# Extracted records
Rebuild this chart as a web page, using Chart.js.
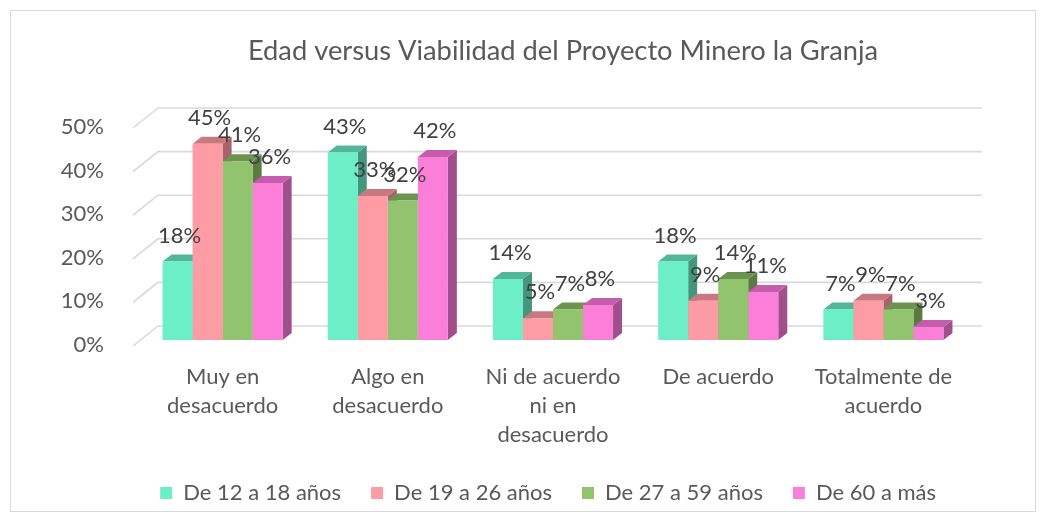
<!DOCTYPE html>
<html>
<head>
<meta charset="utf-8">
<script src="https://cdn.jsdelivr.net/npm/chart.js@4/dist/chart.umd.min.js"></script>
<style>
  body { margin: 0; background: #fff; }
</style>
</head>
<body>
<canvas id="barPlot" width="1046" height="522"></canvas>
<script>
const title = 'Edad versus Viabilidad del Proyecto Minero la Granja'
const categories = [
    ['Muy en', 'desacuerdo'],
    ['Algo en', 'desacuerdo'],
    ['Ni de acuerdo', 'ni en', 'desacuerdo'],
    'De acuerdo',
    ['Totalmente de', 'acuerdo']
]
const seriesNames = ['De 12 a 18 años', 'De 19 a 26 años', 'De 27 a 59 años', 'De 60 a más']
const age12to18 = [18, 43, 14, 18, 7]
const age19to26 = [45, 33, 5, 9, 9]
const age27to59 = [41, 32, 7, 14, 7]
const age60plus = [36, 42, 8, 11, 3]
const yTicks = [0, 10, 20, 30, 40, 50]

// front, top and side colours of each series
const fronts = ['#6cefc7', '#fd9ca4', '#92c46f', '#fb7fd9']
const tops = ['#52b797', '#c8797f', '#6d9350', '#c55dac']
const sides = ['#44977c', '#a6646a', '#5a7c42', '#a04f8c']

const font = 'Lato'
const textColor = '#595959'
const depthX = 9
const depthY = -7

// 3d look: back wall grid, bar tops and sides, labels
const look3d = {
    id: 'look3d',
    beforeDatasetsDraw (chart) {
        const ctx = chart.ctx
        const area = chart.chartArea
        const y = chart.scales.y
        ctx.save()
        ctx.strokeStyle = '#d9d9d9'
        ctx.lineWidth = 1.6
        yTicks.forEach((t) => {
            const py = y.getPixelForValue(t)
            ctx.beginPath()
            ctx.moveTo(area.left - 7, py + 6)
            ctx.lineTo(area.left + 18, py - 14)
            ctx.lineTo(area.right + 16, py - 14)
            ctx.stroke()
        })
        // sides and tops, left to right so the next front hides them
        for (let i = 0; i < categories.length; i++) {
            chart.data.datasets.forEach((ds, d) => {
                const bar = chart.getDatasetMeta(d).data[i]
                const p = bar.getProps(['x', 'y', 'base', 'width'], true)
                const xl = p.x - p.width / 2
                const xr = p.x + p.width / 2
                ctx.fillStyle = sides[d]
                ctx.beginPath()
                ctx.moveTo(xr, p.y)
                ctx.lineTo(xr + depthX, p.y + depthY)
                ctx.lineTo(xr + depthX, p.base + depthY)
                ctx.lineTo(xr, p.base)
                ctx.closePath()
                ctx.fill()
                ctx.fillStyle = tops[d]
                ctx.beginPath()
                ctx.moveTo(xl, p.y)
                ctx.lineTo(xr, p.y)
                ctx.lineTo(xr + depthX, p.y + depthY)
                ctx.lineTo(xl + depthX, p.y + depthY)
                ctx.closePath()
                ctx.fill()
            })
        }
        ctx.restore()
    },
    afterDatasetsDraw (chart) {
        const ctx = chart.ctx
        ctx.save()
        ctx.font = '22px ' + font
        ctx.fillStyle = '#404040'
        ctx.textAlign = 'center'
        ctx.textBaseline = 'middle'
        chart.data.datasets.forEach((ds, d) => {
            chart.getDatasetMeta(d).data.forEach((bar, i) => {
                const p = bar.getProps(['x', 'y'], true)
                ctx.fillText(ds.data[i] + '%', p.x + 2, p.y - 26)
            })
        })
        ctx.restore()
    },
    afterDraw (chart) {
        const ctx = chart.ctx
        ctx.save()
        ctx.strokeStyle = '#d9d9d9'
        ctx.lineWidth = 1
        ctx.strokeRect(10.5, 10.5, 1025, 501)
        ctx.font = '27.3px ' + font
        ctx.fillStyle = textColor
        ctx.textAlign = 'center'
        ctx.textBaseline = 'middle'
        ctx.fillText(title, 563, 51)
        ctx.restore()
    }
}

const allSeries = [age12to18, age19to26, age27to59, age60plus]

new Chart(document.getElementById('barPlot'), {
    type: 'bar',
    data: {
        labels: categories,
        datasets: allSeries.map((values, d) => ({
            label: seriesNames[d],
            data: values,
            backgroundColor: fronts[d],
            borderWidth: 0,
            barPercentage: 1,
            categoryPercentage: 0.727
        }))
    },
    options: {
        responsive: false,
        animation: false,
        layout: {
            padding: { top: 122, left: 60, right: 80, bottom: 8 }
        },
        scales: {
            x: {
                grid: { display: false },
                border: { display: false },
                ticks: {
                    color: textColor,
                    font: { family: font, size: 22, lineHeight: 1.32 },
                    padding: 14,
                    maxRotation: 0,
                    autoSkip: false
                },
                afterFit (scale) { scale.height = 112 }
            },
            y: {
                min: 0,
                max: 50,
                grid: { display: false },
                border: { display: false },
                ticks: {
                    stepSize: 10,
                    color: textColor,
                    font: { family: font, size: 22 },
                    padding: 28,
                    labelOffset: 5,
                    callback: (v) => v + '%'
                },
                afterFit (scale) { scale.width = 80 }
            }
        },
        plugins: {
            legend: {
                position: 'bottom',
                align: 'end',
                labels: {
                    color: textColor,
                    font: { family: font, size: 22 },
                    boxWidth: 12,
                    boxHeight: 12,
                    padding: 30
                }
            },
            tooltip: { enabled: false }
        }
    },
    plugins: [look3d]
})
</script>
</body>
</html>
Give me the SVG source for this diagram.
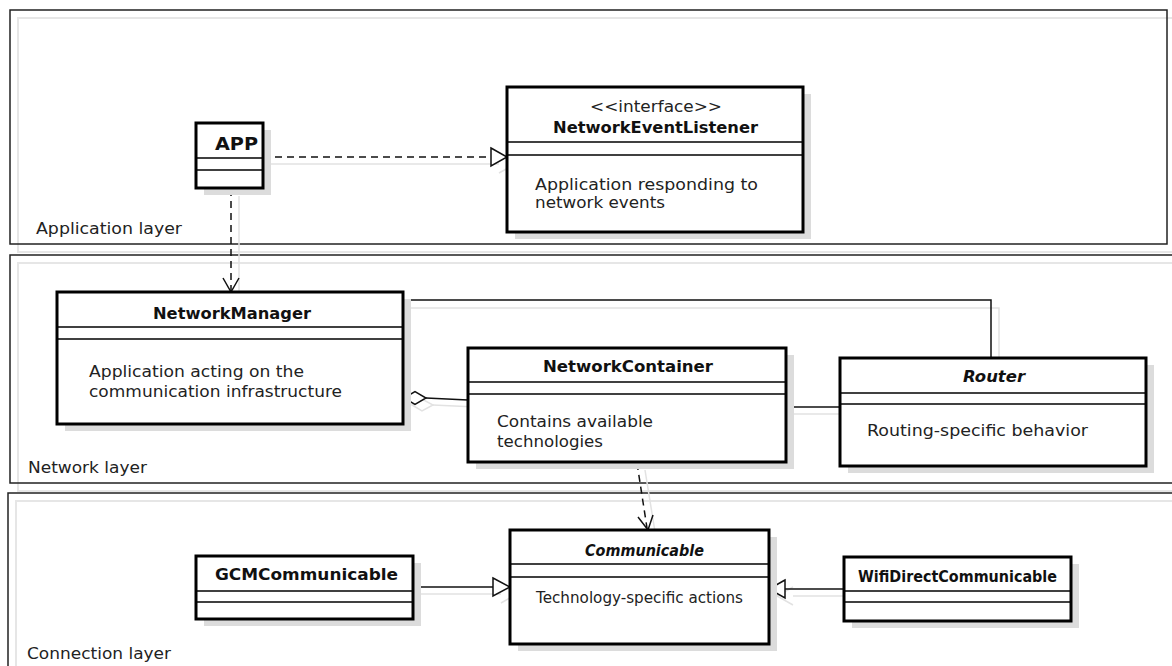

# What to work on
Your task is to collect every line above that contains the word "this".

# Exercise answer
Rebuild this chart as a web page, using Chart.js.
Give me the SVG source for this diagram.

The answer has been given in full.